Наезжали в село разного рода начальники, партийные работники районного масштаба, проверяли и распоряжались, требовали и поучали. Кто-то из этих постоянно наезжающих управленцев пригляделся к Анастасии Гориной, стал оказывать ей внимание. Мама посмеивалась над ухажёром, а он стал захаживать к Томочке. Четырехлетняя девочка хорошо знала, что папа у неё есть и он на фронте, как и папы всех знакомых детей. Просто она ещё ни разу его не видела, но он скоро приедет.
– Томочка, хочешь, чтобы я стал твоим папой? – неожиданно спросил её однажды надоедливый дяденька.

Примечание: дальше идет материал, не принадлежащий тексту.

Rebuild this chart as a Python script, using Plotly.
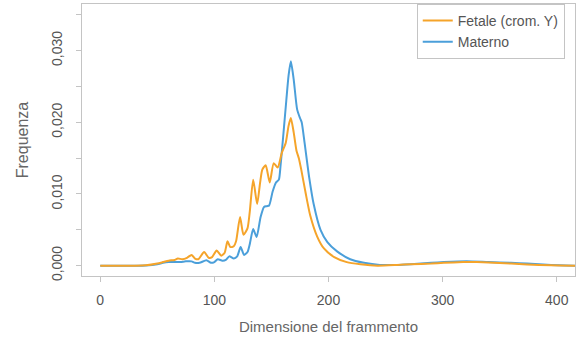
import plotly.graph_objects as go

# Fragment length (bp) and frequency
fetal_x = [0, 10, 20, 30, 40, 50, 55, 60, 65, 68, 72, 76, 80, 83, 86, 91, 95, 98, 102, 106, 109,
           111.5, 114, 117, 119, 122.5, 125.5, 129, 131, 134, 137.5, 140, 142, 145, 148.5, 152,
           155.5, 159, 162.5, 165, 167, 169.5, 172, 174, 176, 180, 184, 190, 196, 205, 216, 228,
           243, 260, 272, 290, 301, 318, 330, 340, 360, 374, 395, 416]
fetal_y = [0, 0, 0, 0, 0.00005, 0.0003, 0.0005, 0.0007, 0.0008, 0.0010, 0.0009, 0.0011, 0.0015,
           0.0010, 0.0009, 0.0019, 0.0011, 0.0012, 0.0021, 0.0014, 0.0018, 0.0034, 0.0026, 0.0027,
           0.0034, 0.0068, 0.0043, 0.0052, 0.0075, 0.0120, 0.0086, 0.0115, 0.0134, 0.0140, 0.0116,
           0.0143, 0.0137, 0.0157, 0.0171, 0.0195, 0.0206, 0.0186, 0.0160, 0.0150, 0.0135, 0.0101,
           0.0070, 0.0041, 0.0024, 0.0012, 0.0005, 0.0002, 0.0000, 0.0001, 0.0002, 0.0003, 0.0004,
           0.0005, 0.0005, 0.00045, 0.0003, 0.00018, 0.00005, 0.0]

maternal_x = [0, 10, 20, 30, 40, 50, 55, 60, 70, 75, 80, 83, 87, 93, 97, 100, 103, 107, 110, 113,
              117, 120, 123, 126, 129, 131, 134, 137, 140.5, 143.5, 146, 148, 151, 154, 156.5, 158,
              160, 163, 165, 167, 169.5, 172.5, 175, 176.5, 179, 183, 187, 193, 199, 207.5, 219,
              231, 245, 260, 272, 290, 301, 321, 340, 360, 374, 395, 416]
maternal_y = [0, 0, 0, 0, 0.00003, 0.0002, 0.0004, 0.0005, 0.0005, 0.0006, 0.0006, 0.0004, 0.0004,
              0.00075, 0.0004, 0.0005, 0.0009, 0.0007, 0.0008, 0.0013, 0.0010, 0.0013, 0.0026,
              0.0015, 0.0019, 0.0030, 0.0051, 0.0040, 0.0068, 0.0082, 0.0083, 0.0084, 0.0103,
              0.0116, 0.0120, 0.0140, 0.0175, 0.0230, 0.0265, 0.0285, 0.0260, 0.0218, 0.0206,
              0.0200, 0.0172, 0.0124, 0.0086, 0.0050, 0.0033, 0.0020, 0.0009, 0.0004, 0.0001,
              0.0001, 0.0002, 0.0004, 0.0005, 0.0006, 0.0005, 0.0004, 0.0003, 0.0001, 0.0]

x_ticks = [0, 100, 200, 300, 400]
y_ticks = [0, 0.005, 0.010, 0.015, 0.020, 0.025, 0.030, 0.035]
y_ticktext = ["0,000", "", "0,010", "", "0,020", "", "0,030", ""]

ORANGE = "#F5A42A"
BLUE = "#4B9FDA"
GRAY_TXT = "#555555"
AXIS = "#C4C4C4"
FONT = "Liberation Sans, Arial, sans-serif"

fig = go.Figure()
fig.add_trace(go.Scatter(x=maternal_x, y=maternal_y, mode="lines", name="Materno",
                         line=dict(color=BLUE, width=2, shape="spline", smoothing=0.6),
                         legendrank=2))
fig.add_trace(go.Scatter(x=fetal_x, y=fetal_y, mode="lines", name="Fetale (crom. Y)",
                         line=dict(color=ORANGE, width=2, shape="spline", smoothing=0.6),
                         legendrank=1))

fig.update_layout(
    width=576, height=345,
    margin=dict(l=82, r=1, t=4, b=69, autoexpand=False),
    paper_bgcolor="white", plot_bgcolor="white",
    font=dict(family=FONT, color=GRAY_TXT, size=14),
    showlegend=True,
    legend=dict(x=0.679, xanchor="left", y=1, yanchor="top",
                bordercolor=AXIS, borderwidth=1, bgcolor="white",
                font=dict(size=14, color=GRAY_TXT), tracegroupgap=0),
)
fig.update_xaxes(range=[-16, 416], tickvals=x_ticks, ticktext=[str(v) for v in x_ticks],
                 showgrid=False, zeroline=False, showline=True, mirror=True,
                 linecolor=AXIS, linewidth=1, ticks="outside", ticklen=5, tickcolor=AXIS,
                 ticklabelstandoff=6, automargin=False,
                 title=dict(text="Dimensione del frammento", font=dict(size=15, color="#666666"),
                            standoff=14))
fig.update_yaxes(range=[-0.00144, 0.0365], tickvals=y_ticks, ticktext=y_ticktext,
                 tickangle=-90,
                 showgrid=False, zeroline=False, showline=True, mirror=True,
                 linecolor=AXIS, linewidth=1, ticks="outside", ticklen=5, tickcolor=AXIS,
                 ticklabelstandoff=8, automargin=False,
                 title=dict(text="Frequenza", font=dict(size=16, color="#666666"),
                            standoff=16))

fig.write_html("out.html",
               config={"displayModeBar": False},
               post_script="document.body.style.margin='0';document.body.style.padding='0';")
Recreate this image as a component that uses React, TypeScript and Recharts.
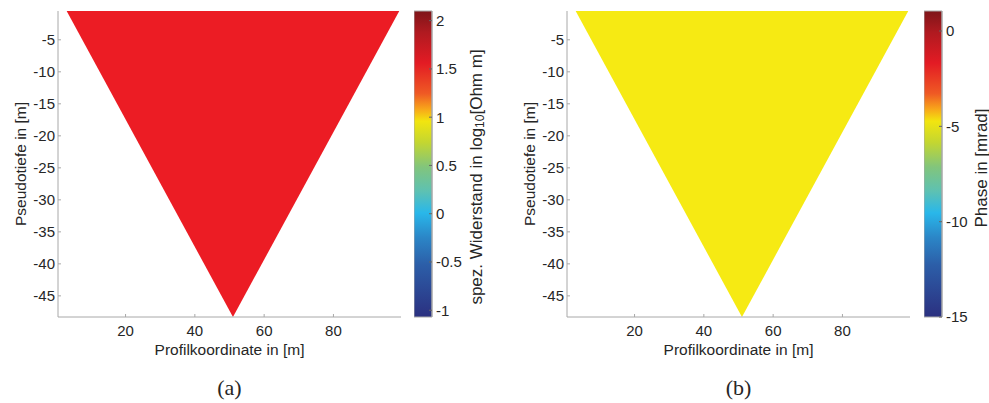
import React from 'react';
import { ComposedChart, Area, XAxis, YAxis, ReferenceArea, Label } from 'recharts';

// Section geometry (profile coordinate in m, pseudo-depth in m)
const profileX = [3, 51, 99];
const depthUpper = [-0.5, -0.5, -0.5];
const depthLower = [-0.5, -48.3, -0.5];

const xTicks = [20, 40, 60, 80];
const yTicks = [-45, -40, -35, -30, -25, -20, -15, -10, -5];
const xDomain = [0.5, 99.5];
const yDomain = [-48.3, -0.5];

// Colour bars
const resTicks = [-1, -0.5, 0, 0.5, 1, 1.5, 2];
const resDomain = [-1.07, 2.1];
const phaseTicks = [-15, -10, -5, 0];
const phaseDomain = [-15, 1.05];

const captions = ['(a)', '(b)'];
const xLabelText = 'Profilkoordinate in [m]';
const yLabelText = 'Pseudotiefe in [m]';

const sectionData = profileX.map((x, i) => ({ x, band: [depthLower[i], depthUpper[i]] }));

const AX = '#a8a8a8';
const TXT = '#262626';
const SANS = '"Liberation Sans", Arial, Helvetica, sans-serif';
const SERIF = '"Liberation Serif", "DejaVu Serif", serif';

const cmapStops: [number, string][] = [
  [0, '#7e1519'],
  [0.07, '#b01a20'],
  [0.17, '#e31b24'],
  [0.27, '#ef5a24'],
  [0.32, '#f8a51a'],
  [0.36, '#f2e50f'],
  [0.43, '#c3d631'],
  [0.51, '#82c57c'],
  [0.59, '#5dc1b3'],
  [0.66, '#29b7ea'],
  [0.74, '#2b86c7'],
  [0.83, '#2c5ea8'],
  [1, '#2b3080'],
];

const tickStyle = { fill: TXT, fontSize: 15, fontFamily: SANS };

function Section({ left, fill, caption }: { left: number; fill: string; caption: string }) {
  return (
    <div style={{ position: 'absolute', left, top: 0 }}>
      <ComposedChart width={58 + 345} height={403} data={sectionData} margin={{ top: 11, right: 2, bottom: 46, left: 0 }}>
        <XAxis
          dataKey="x"
          type="number"
          domain={xDomain}
          ticks={xTicks}
          allowDataOverflow
          height={40}
          tickSize={-3}
          tickMargin={11}
          axisLine={{ stroke: AX }}
          tickLine={{ stroke: AX }}
          tick={tickStyle}
        >
          <Label
            content={(p: any) => {
              const vb = p.viewBox;
              return (
                <g>
                  <text x={vb.x + vb.width / 2} y={vb.y + 38} textAnchor="middle" fill={TXT} fontSize={15.5} fontFamily={SANS}>
                    {xLabelText}
                  </text>
                  <text x={vb.x + vb.width / 2} y={395} textAnchor="middle" fill={TXT} fontSize={22} fontFamily={SERIF}>
                    {caption}
                  </text>
                </g>
              );
            }}
          />
        </XAxis>
        <XAxis xAxisId="top" orientation="top" type="number" domain={xDomain} ticks={xTicks} allowDataOverflow height={0} tickSize={-3} tickFormatter={() => ''} axisLine={{ stroke: AX }} tickLine={{ stroke: AX }} />
        <YAxis
          type="number"
          domain={yDomain}
          ticks={yTicks}
          allowDataOverflow
          width={58}
          tickSize={-3}
          tickMargin={6}
          axisLine={{ stroke: AX }}
          tickLine={{ stroke: AX }}
          tick={tickStyle}
        >
          <Label
            content={(p: any) => {
              const vb = p.viewBox;
              const cy = vb.y + vb.height / 2;
              return (
                <text transform={`translate(20, ${cy}) rotate(-90)`} textAnchor="middle" dominantBaseline="central" fill={TXT} fontSize={15.5} fontFamily={SANS}>
                  {yLabelText}
                </text>
              );
            }}
          />
        </YAxis>
        <YAxis yAxisId="right" orientation="right" type="number" domain={yDomain} ticks={yTicks} allowDataOverflow width={0} tickSize={-3} tickFormatter={() => ''} axisLine={{ stroke: AX }} tickLine={{ stroke: AX }} />
        <Area dataKey="band" type="linear" stroke="none" fill={fill} fillOpacity={1} isAnimationActive={false} />
      </ComposedChart>
    </div>
  );
}

function Colorbar({ left, domain, ticks, gradId, label, labelX, labelY }: { left: number; domain: number[]; ticks: number[]; gradId: string; label: React.ReactNode; labelX: number; labelY: number }) {
  const data = [{ c: 0 }, { c: 1 }];
  return (
    <div style={{ position: 'absolute', left, top: 0 }}>
      <ComposedChart width={18 + 70} height={403} data={data} margin={{ top: 11, right: 0, bottom: 86, left: 0 }}>
        <defs>
          <linearGradient id={gradId} x1="0" y1="0" x2="0" y2="1">
            {cmapStops.map(([o, c]) => (
              <stop key={o} offset={o} stopColor={c} />
            ))}
          </linearGradient>
        </defs>
        <XAxis dataKey="c" type="number" domain={[0, 1]} hide />
        <ReferenceArea x1={0} x2={1} y1={domain[0]} y2={domain[1]} fill={`url(#${gradId})`} fillOpacity={1} stroke={AX} strokeWidth={1} ifOverflow="visible" />
        <YAxis
          orientation="right"
          type="number"
          domain={domain}
          ticks={ticks}
          allowDataOverflow
          width={70}
          tickSize={-3}
          tickMargin={7}
          axisLine={{ stroke: AX }}
          tickLine={{ stroke: '#666' }}
          tick={{ ...tickStyle, textAnchor: 'start' }}
        >
          <Label
            content={() => (
              <text transform={`translate(${labelX}, ${labelY}) rotate(-90)`} textAnchor="middle" dominantBaseline="central" fill={TXT} fontSize={17} fontFamily={SANS}>
                {label}
              </text>
            )}
          />
        </YAxis>
      </ComposedChart>
    </div>
  );
}

export default function App() {
  return (
    <div style={{ position: 'absolute', left: 0, top: 0, width: 989, height: 403, background: '#fff', overflow: 'hidden' }}>
      <Section left={0} fill="#ec1c24" caption={captions[0]} />
      <Colorbar
        left={414}
        domain={resDomain}
        ticks={resTicks}
        gradId="cmapA"
        labelX={62}
        labelY={177}
        label={
          <>
            <tspan>spez. Widerstand in log</tspan>
            <tspan dy="4" fontSize={12}>10</tspan>
            <tspan dy="-4">[Ohm m]</tspan>
          </>
        }
      />
      <Section left={509} fill="#f6ea13" caption={captions[1]} />
      <Colorbar left={924} domain={phaseDomain} ticks={phaseTicks} gradId="cmapB" labelX={57} labelY={168} label={<tspan>Phase in [mrad]</tspan>} />
    </div>
  );
}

Томочка отрицательно замотала головой:
– Нет, у меня есть папа!
– Ну и где же он? – развёл руками дяденька.
– Он на фронте!
– И что же он там делает?
– Куриц бьёт!
Томочке всё равно, фрицы или курицы – уж очень созвучны были эти слова, а курицы, конечно, были понятнее и привычнее.
Незадачливый воздыхатель ретировался, и через какое-то время вовсе перестал приходить к Томочке с конфетками. Может, переключил внимание на другой объект, а может, перевели его куда-нибудь в другое место.

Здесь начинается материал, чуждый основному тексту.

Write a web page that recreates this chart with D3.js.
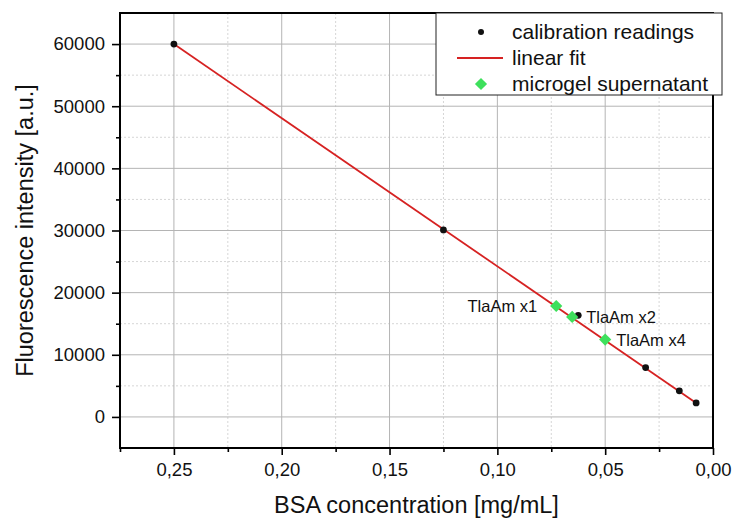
<!DOCTYPE html>
<html>
<head>
<meta charset="utf-8">
<script src="https://cdn.jsdelivr.net/npm/d3@7"></script>
<style>
  body { margin: 0; background: #fff; }
  svg { font-family: Arial, "Liberation Sans", sans-serif; }
</style>
</head>
<body>
<div class="chart"></div>
<script>
// data
var calibX = [0.25, 0.125, 0.0625, 0.03125, 0.015625, 0.0078125];
var calibY = [60000, 30100, 16350, 7950, 4200, 2250];
var fitX = [0.25, 0.0078125];
var fitY = [60000, 2250];
var sampleX = [0.0727, 0.0653, 0.0500];
var sampleY = [17850, 16100, 12450];
var sampleLabels = ["TlaAm x1", "TlaAm x2", "TlaAm x4"];
var xTicks = [0.25, 0.20, 0.15, 0.10, 0.05, 0.00];
var xMinor = [0.275, 0.225, 0.175, 0.125, 0.075, 0.025];
var yTicks = [0, 10000, 20000, 30000, 40000, 50000, 60000];
var yMinor = [-5000, 5000, 15000, 25000, 35000, 45000, 55000, 65000];
var legendLabels = ["calibration readings", "linear fit", "microgel supernatant"];

// set the dimensions and margins of the graph
var margin = {top: 13, right: 20, bottom: 70, left: 120},
    width = 733 - margin.left - margin.right,
    height = 518 - margin.top - margin.bottom;

var x = d3.scaleLinear().domain([0.275, 0]).range([0, width]);
var y = d3.scaleLinear().domain([-5000, 65000]).range([height, 0]);

var locale = d3.formatLocale({decimal: ",", thousands: "", grouping: [3], currency: ["", ""]});
var fmtX = locale.format(".2f");

var svg = d3.select(".chart").append("svg")
    .attr("width", width + margin.left + margin.right)
    .attr("height", height + margin.top + margin.bottom)
    .append("g")
    .attr("transform", "translate(" + margin.left + "," + margin.top + ")");

// minor grid (dashed)
svg.selectAll(".gxm").data(xMinor).enter().append("line")
    .attr("x1", d => x(d)).attr("x2", d => x(d))
    .attr("y1", 0).attr("y2", height)
    .attr("stroke", "#d6d6d6").attr("stroke-dasharray", "2,2");
svg.selectAll(".gym").data(yMinor).enter().append("line")
    .attr("y1", d => y(d)).attr("y2", d => y(d))
    .attr("x1", 0).attr("x2", width)
    .attr("stroke", "#d6d6d6").attr("stroke-dasharray", "2,2");

// major grid
svg.selectAll(".gx").data(xTicks).enter().append("line")
    .attr("x1", d => x(d)).attr("x2", d => x(d))
    .attr("y1", 0).attr("y2", height)
    .attr("stroke", "#b4b4b4");
svg.selectAll(".gy").data(yTicks).enter().append("line")
    .attr("y1", d => y(d)).attr("y2", d => y(d))
    .attr("x1", 0).attr("x2", width)
    .attr("stroke", "#b4b4b4");

// linear fit
var line = d3.line()
    .x(function(d) { return x(d[0]); })
    .y(function(d) { return y(d[1]); });
svg.append("path")
    .datum(d3.zip(fitX, fitY))
    .attr("d", line)
    .attr("fill", "none")
    .attr("stroke", "#d62222")
    .attr("stroke-width", 1.8);

// calibration readings
svg.selectAll(".dot").data(d3.zip(calibX, calibY)).enter().append("circle")
    .attr("cx", d => x(d[0]))
    .attr("cy", d => y(d[1]))
    .attr("r", 3.4)
    .attr("fill", "#111");

// microgel supernatant
var diamond = d3.symbol().type(d3.symbolDiamond2).size(95);
svg.selectAll(".dia").data(d3.zip(sampleX, sampleY)).enter().append("path")
    .attr("d", diamond)
    .attr("transform", d => "translate(" + x(d[0]) + "," + y(d[1]) + ")")
    .attr("fill", "#3ee05c");

// sample labels
var labelDx = [-19, 14, 11];
var labelDy = [6, 6, 6];
var labelAnchor = ["end", "start", "start"];
sampleLabels.forEach(function(t, i) {
    svg.append("text")
        .text(t)
        .attr("x", x(sampleX[i]) + labelDx[i])
        .attr("y", y(sampleY[i]) + labelDy[i])
        .attr("text-anchor", labelAnchor[i])
        .attr("font-size", "16.5px")
        .attr("fill", "#111");
});

// axes
var xAxis = d3.axisBottom(x).tickValues(xTicks).tickFormat(fmtX).tickSize(7).tickPadding(8);
var gx = svg.append("g")
    .attr("transform", "translate(0," + height + ")")
    .call(xAxis);
svg.append("g")
    .attr("transform", "translate(0," + height + ")")
    .call(d3.axisBottom(x).tickValues(xMinor).tickFormat("").tickSize(4))
    .select(".domain").remove();

var yAxis = d3.axisLeft(y).tickValues(yTicks).tickFormat(d3.format("d")).tickSize(8).tickPadding(7);
var gy = svg.append("g").call(yAxis);
svg.append("g")
    .call(d3.axisLeft(y).tickValues(yMinor.filter(v => v > -5000 && v < 65000)).tickFormat("").tickSize(4))
    .select(".domain").remove();

[gx, gy].forEach(function(g) {
    g.select(".domain").remove();
    g.selectAll(".tick text").attr("font-size", "18.5px").attr("fill", "#111")
        .attr("font-family", "Arial, 'Liberation Sans', sans-serif");
});
svg.selectAll(".tick line").attr("stroke", "#000").attr("stroke-width", 1.6);

// frame
svg.append("rect")
    .attr("width", width).attr("height", height)
    .attr("fill", "none").attr("stroke", "#000").attr("stroke-width", 2);

// axis titles
svg.append("text")
    .text("BSA concentration [mg/mL]")
    .attr("x", width / 2).attr("y", height + 65)
    .attr("text-anchor", "middle")
    .attr("font-size", "23.5px").attr("fill", "#111");

svg.append("text")
    .text("Fluorescence intensity [a.u.]")
    .attr("transform", "translate(-87," + (height / 2) + ") rotate(-90)")
    .attr("text-anchor", "middle")
    .attr("font-size", "23.5px").attr("fill", "#111");

// legend
var leg = svg.append("g").attr("transform", "translate(" + (width - 277) + ",0)");
leg.append("rect")
    .attr("width", 286).attr("height", 82)
    .attr("fill", "#fff").attr("stroke", "#222").attr("stroke-width", 1);
var rowY = [19, 45, 71];
leg.append("circle").attr("cx", 45).attr("cy", rowY[0]).attr("r", 3).attr("fill", "#111");
leg.append("line").attr("x1", 21).attr("x2", 67).attr("y1", rowY[1]).attr("y2", rowY[1])
    .attr("stroke", "#d62222").attr("stroke-width", 1.8);
leg.append("path").attr("d", diamond)
    .attr("transform", "translate(45," + rowY[2] + ")").attr("fill", "#3ee05c");
legendLabels.forEach(function(t, i) {
    leg.append("text")
        .text(t)
        .attr("x", 76).attr("y", rowY[i] + 7)
        .attr("font-size", "21px").attr("fill", "#111");
});
</script>
</body>
</html>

Но случилась с девчушкой беда: она сильно простудилась, болезнь быстро перешла в двустороннее воспаление лёгких. Пока мама трудилась на общественных работах, ребёнок лежал дома на широкой скамье в полном одиночестве. Тома иногда вспоминала, как мама, прибежав с работы, заглядывала в комнату: жива ли дочка, дышит ли? Она уже готовилась к худшему, – судьба забирала у неё детей одного за другим, но десятый её ребёнок медлил уходить к старшим братьям и сёстрам, и только время по какой-то своей прихоти как будто остановилось возле маленькой девочки и выжидало, когда, наконец, отступит эта коварная болезнь, уйдёт прочь, сгинет навсегда. Мама лечила её своими средствами, она хорошо знала народную медицину, которой в своё время её обучила родная матушка, Анастасия Андреевна Рассказова, слывшая в округе знахаркой.
Благодаря маминым усилиям и, возможно, молитвам, дело пошло на поправку. Не могла девочка не дождаться отца, который ценой своей жизни защищал их от напасти, верил, что придёт к дочке, о которой так тосковал на фронте. Не могла мать потерять ребёнка: если случится непоправимое, что она скажет отцу, когда он вернётся, как оправдается?
Дважды за время войны мама сфотографировалась с Томочкой и посылала отцу фотографии. Наверное, эти снимки были для него самым дорогим приветом от родных.
*Отруби – отходы мукомольного производства, состоящие из истертых оболочек зерна и остатков неотсортированной муки.
**Жмых — продукт, получаемый после отжима растительного масла на прессах различной конструкции из прошедших подготовку семян масличных культур, например, подсолнечника.